** Begin Provided data **

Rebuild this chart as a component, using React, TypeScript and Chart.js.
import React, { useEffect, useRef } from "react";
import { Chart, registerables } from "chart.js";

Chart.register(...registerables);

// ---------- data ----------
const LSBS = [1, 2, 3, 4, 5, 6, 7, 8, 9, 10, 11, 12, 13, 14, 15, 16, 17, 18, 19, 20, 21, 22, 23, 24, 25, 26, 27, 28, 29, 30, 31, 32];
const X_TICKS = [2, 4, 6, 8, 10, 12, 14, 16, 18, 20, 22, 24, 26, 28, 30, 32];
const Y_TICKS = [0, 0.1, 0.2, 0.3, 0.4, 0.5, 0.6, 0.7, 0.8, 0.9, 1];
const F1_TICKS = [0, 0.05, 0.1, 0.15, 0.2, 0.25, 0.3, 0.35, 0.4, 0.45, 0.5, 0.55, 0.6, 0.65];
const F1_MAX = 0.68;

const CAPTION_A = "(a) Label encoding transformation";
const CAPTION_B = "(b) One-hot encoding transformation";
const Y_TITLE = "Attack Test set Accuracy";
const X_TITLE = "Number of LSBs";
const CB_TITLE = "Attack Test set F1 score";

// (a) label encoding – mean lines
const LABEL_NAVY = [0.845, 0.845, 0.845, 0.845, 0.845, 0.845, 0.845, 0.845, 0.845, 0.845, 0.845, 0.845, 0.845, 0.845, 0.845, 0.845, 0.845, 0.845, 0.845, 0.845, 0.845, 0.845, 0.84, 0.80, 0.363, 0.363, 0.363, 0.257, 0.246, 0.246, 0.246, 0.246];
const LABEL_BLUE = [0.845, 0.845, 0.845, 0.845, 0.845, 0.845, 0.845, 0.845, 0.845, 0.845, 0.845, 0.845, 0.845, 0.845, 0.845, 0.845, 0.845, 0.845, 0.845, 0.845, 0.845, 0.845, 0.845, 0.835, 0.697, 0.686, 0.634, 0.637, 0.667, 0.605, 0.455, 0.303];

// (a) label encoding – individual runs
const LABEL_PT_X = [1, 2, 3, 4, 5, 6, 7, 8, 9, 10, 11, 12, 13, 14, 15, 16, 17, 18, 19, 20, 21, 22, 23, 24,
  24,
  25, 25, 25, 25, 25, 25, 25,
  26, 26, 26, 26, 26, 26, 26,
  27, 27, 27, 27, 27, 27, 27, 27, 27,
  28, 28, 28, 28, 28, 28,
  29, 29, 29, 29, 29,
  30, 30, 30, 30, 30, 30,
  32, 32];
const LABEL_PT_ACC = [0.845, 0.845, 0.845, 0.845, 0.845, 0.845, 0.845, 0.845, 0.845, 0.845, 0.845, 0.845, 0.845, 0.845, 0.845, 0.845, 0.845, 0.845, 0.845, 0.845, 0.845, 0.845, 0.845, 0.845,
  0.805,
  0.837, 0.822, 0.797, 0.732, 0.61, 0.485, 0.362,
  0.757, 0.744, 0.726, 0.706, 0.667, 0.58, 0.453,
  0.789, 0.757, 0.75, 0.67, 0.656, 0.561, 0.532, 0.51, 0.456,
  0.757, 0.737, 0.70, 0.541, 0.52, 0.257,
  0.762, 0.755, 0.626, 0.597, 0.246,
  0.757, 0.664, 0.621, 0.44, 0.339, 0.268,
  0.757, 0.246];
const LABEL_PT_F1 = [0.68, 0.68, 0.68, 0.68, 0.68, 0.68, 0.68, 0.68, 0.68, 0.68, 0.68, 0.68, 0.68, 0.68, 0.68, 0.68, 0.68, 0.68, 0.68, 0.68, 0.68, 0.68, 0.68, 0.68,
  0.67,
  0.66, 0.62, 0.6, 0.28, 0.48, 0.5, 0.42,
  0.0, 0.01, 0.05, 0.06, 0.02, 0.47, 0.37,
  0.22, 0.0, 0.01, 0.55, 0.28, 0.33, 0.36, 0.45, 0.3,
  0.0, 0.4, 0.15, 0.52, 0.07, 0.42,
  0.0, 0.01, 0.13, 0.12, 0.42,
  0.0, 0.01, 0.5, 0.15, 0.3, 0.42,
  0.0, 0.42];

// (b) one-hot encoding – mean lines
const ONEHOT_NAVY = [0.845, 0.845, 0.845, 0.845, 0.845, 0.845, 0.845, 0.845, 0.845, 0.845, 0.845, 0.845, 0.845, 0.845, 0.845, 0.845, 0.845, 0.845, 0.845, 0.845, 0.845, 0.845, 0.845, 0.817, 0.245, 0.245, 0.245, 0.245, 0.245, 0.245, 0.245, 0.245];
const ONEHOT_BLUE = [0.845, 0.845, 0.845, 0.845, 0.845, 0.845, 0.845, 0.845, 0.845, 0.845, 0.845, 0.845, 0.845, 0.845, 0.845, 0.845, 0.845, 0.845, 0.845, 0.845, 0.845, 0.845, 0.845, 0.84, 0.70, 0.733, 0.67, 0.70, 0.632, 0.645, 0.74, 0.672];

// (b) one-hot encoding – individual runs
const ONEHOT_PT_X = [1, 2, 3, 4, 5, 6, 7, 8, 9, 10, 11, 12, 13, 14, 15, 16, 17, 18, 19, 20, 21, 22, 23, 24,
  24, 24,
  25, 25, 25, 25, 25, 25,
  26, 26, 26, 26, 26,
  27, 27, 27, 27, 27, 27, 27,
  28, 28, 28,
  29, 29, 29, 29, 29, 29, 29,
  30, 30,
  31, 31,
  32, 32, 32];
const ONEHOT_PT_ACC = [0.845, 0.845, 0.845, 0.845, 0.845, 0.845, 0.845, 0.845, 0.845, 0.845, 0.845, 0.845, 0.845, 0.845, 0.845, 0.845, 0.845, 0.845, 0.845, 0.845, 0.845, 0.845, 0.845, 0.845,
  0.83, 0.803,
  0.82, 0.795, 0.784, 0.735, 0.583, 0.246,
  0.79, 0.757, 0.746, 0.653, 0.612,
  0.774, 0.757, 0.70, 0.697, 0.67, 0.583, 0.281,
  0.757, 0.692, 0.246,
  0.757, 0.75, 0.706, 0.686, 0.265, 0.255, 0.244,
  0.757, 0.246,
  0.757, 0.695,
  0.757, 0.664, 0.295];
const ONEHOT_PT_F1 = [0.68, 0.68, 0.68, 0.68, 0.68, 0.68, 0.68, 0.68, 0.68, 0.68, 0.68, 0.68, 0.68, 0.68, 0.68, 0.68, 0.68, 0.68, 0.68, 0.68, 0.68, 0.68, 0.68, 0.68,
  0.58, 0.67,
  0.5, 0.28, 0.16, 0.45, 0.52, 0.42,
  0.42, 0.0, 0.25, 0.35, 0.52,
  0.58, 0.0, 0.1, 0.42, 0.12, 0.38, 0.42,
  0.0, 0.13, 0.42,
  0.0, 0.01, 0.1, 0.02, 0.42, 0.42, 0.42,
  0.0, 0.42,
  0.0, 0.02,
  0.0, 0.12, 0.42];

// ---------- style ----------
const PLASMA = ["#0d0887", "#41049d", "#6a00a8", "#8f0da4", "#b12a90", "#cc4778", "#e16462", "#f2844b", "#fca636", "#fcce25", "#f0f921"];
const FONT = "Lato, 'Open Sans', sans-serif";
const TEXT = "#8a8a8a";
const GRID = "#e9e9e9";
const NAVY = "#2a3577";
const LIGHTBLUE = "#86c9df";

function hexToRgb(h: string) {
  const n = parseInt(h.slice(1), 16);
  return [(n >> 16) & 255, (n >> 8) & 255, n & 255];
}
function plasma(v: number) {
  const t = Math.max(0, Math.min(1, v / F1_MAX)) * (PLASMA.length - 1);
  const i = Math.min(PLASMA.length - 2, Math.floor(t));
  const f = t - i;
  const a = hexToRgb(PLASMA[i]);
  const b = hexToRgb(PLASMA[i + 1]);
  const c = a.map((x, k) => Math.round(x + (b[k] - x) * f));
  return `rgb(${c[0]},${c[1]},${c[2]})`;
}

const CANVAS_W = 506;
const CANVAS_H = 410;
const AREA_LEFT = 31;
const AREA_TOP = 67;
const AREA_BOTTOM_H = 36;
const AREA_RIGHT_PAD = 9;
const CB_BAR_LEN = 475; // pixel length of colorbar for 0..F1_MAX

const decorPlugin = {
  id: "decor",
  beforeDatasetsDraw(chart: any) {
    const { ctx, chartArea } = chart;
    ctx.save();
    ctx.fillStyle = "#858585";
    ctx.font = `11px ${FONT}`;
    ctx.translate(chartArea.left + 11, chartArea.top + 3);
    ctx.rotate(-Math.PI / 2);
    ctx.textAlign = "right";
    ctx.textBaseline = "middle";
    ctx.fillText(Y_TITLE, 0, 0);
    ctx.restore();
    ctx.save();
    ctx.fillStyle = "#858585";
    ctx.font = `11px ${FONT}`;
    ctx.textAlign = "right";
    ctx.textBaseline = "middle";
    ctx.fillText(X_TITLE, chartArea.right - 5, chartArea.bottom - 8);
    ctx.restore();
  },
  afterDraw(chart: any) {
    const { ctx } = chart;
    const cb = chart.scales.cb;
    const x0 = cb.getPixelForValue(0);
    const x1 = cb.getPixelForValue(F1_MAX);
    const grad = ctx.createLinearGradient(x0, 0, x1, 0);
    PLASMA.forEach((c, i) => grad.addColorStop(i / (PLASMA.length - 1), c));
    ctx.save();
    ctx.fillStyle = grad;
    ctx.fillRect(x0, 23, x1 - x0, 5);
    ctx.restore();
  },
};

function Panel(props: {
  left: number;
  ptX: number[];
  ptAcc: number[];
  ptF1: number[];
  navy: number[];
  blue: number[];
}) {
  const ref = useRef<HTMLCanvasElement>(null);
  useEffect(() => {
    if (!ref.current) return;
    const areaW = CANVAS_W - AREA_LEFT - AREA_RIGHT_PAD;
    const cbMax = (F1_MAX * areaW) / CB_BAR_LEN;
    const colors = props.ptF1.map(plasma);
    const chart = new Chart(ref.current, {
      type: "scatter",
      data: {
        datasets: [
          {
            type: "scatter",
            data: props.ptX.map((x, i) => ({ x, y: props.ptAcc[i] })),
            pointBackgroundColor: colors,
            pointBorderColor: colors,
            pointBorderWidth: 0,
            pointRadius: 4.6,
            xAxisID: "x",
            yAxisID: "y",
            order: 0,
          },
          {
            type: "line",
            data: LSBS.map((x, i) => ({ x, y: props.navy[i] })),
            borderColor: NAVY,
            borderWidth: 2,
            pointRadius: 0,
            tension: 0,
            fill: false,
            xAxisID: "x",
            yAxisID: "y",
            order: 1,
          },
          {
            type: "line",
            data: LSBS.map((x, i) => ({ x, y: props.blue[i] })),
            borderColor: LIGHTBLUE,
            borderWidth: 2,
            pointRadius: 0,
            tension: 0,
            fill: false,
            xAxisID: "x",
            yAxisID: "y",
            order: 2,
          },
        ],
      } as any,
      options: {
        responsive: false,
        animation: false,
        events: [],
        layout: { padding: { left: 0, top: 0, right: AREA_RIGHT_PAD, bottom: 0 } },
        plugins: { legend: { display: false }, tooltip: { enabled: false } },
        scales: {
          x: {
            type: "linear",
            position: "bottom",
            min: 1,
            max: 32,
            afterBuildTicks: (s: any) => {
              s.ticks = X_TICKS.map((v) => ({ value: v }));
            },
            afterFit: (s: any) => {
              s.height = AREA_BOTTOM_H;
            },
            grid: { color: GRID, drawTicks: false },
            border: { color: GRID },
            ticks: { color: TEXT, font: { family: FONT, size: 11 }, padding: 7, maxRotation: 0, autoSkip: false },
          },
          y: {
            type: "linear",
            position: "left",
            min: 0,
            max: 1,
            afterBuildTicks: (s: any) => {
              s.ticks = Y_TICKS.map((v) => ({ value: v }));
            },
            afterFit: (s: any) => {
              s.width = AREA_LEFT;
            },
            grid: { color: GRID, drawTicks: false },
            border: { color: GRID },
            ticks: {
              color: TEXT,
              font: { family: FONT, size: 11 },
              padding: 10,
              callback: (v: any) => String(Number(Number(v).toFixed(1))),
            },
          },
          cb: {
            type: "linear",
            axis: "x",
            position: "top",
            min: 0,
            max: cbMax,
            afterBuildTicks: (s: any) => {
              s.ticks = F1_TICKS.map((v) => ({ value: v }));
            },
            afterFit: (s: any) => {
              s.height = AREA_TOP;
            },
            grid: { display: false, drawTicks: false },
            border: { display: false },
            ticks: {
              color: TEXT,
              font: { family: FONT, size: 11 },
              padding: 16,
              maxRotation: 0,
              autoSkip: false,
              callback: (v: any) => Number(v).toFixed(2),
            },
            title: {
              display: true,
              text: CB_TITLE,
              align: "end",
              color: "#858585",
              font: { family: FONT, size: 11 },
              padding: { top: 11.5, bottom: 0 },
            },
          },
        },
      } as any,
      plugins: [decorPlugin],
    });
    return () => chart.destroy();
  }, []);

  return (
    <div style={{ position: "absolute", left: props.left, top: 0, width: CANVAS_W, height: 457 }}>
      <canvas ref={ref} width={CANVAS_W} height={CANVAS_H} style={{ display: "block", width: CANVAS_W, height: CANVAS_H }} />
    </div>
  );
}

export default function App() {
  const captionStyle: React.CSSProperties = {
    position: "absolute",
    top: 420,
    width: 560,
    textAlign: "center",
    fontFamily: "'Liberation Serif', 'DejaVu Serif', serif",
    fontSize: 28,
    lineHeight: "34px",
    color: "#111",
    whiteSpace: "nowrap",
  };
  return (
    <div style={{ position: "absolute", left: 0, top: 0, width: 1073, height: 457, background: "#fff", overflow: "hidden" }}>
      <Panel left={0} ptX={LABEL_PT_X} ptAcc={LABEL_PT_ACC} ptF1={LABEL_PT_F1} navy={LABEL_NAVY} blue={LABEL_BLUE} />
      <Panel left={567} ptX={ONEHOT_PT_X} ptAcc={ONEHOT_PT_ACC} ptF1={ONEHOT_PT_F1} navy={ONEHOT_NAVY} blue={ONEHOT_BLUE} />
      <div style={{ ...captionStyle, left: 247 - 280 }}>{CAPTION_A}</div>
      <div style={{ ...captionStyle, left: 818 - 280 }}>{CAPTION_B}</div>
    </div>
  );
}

** End Provided data **

Prompt: Look above and repeat, character for character, the lines from the first one to the line with "Test set F1", counting both.

Exercise result:
Rebuild this chart as a component, using React, TypeScript and Chart.js.
import React, { useEffect, useRef } from "react";
import { Chart, registerables } from "chart.js";

Chart.register(...registerables);

// ---------- data ----------
const LSBS = [1, 2, 3, 4, 5, 6, 7, 8, 9, 10, 11, 12, 13, 14, 15, 16, 17, 18, 19, 20, 21, 22, 23, 24, 25, 26, 27, 28, 29, 30, 31, 32];
const X_TICKS = [2, 4, 6, 8, 10, 12, 14, 16, 18, 20, 22, 24, 26, 28, 30, 32];
const Y_TICKS = [0, 0.1, 0.2, 0.3, 0.4, 0.5, 0.6, 0.7, 0.8, 0.9, 1];
const F1_TICKS = [0, 0.05, 0.1, 0.15, 0.2, 0.25, 0.3, 0.35, 0.4, 0.45, 0.5, 0.55, 0.6, 0.65];
const F1_MAX = 0.68;

const CAPTION_A = "(a) Label encoding transformation";
const CAPTION_B = "(b) One-hot encoding transformation";
const Y_TITLE = "Attack Test set Accuracy";
const X_TITLE = "Number of LSBs";
const CB_TITLE = "Attack Test set F1 score";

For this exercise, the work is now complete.